Hughes asserted that the federal appeals court opinion exacerbates the country's health care situation in which "there are already 35 million Americans without health insurance and tens of millions who, unbeknownst to them are underinsured. This (appeals court) decision ... will add many to the ranks of the uninsured."

Hughes, who is chairman of the House Select Committee on Aging Subcommittee on Retirement, Income and Employment, is supporting legislation that would bar companies from cutting benefits while employees are undergoing medically necessary treatment.

The case began in December 1987, when McGann found out he had AIDS. He sought reimbursement for medical expenses under his group insurance plan. The company at the time provided up to $1 million in lifetime medical benefits for each employee. But in August of 1988, * & * changed its insurance plan and imposed a lifetime maximum payment for AIDS treatment of $5,000, among other changes.

McGann sued, alleging that the company was violating a provision of ERISA that says an employer may not "discriminate against" any employee for exercising his right to an employee benefit.

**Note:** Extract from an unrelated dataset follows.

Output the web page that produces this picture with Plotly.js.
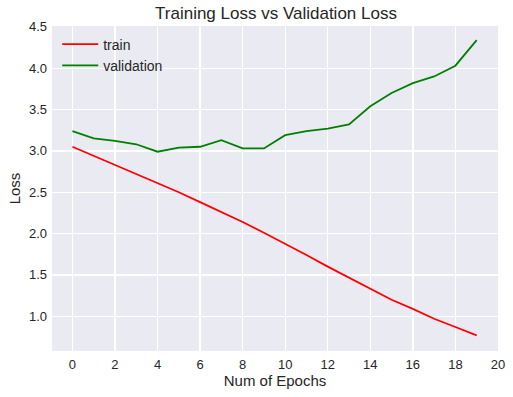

* & * asserted that it had to make the changes to keep its medical benefits plan financially viable. The company contended that it was within its right under ERISA as a self-insured company to alter its coverage at any time.

A federal district court ruled for * & H, and the 5th U.S. Circuit Court of Appeals affirmed.

The main intention of ERISA was development of employer pension programs. Congress secondarily included a provision that said if employers wanted to act as their own insurers -- paying premiums themselves rather than using an insurance company -- they would be exempt from all state taxes and regulations governing health insurance.

As a result, the law gives broad leeway to companies that act as their own insurers instead of using an insurance company. And it precludes people like McGann from suing under state laws.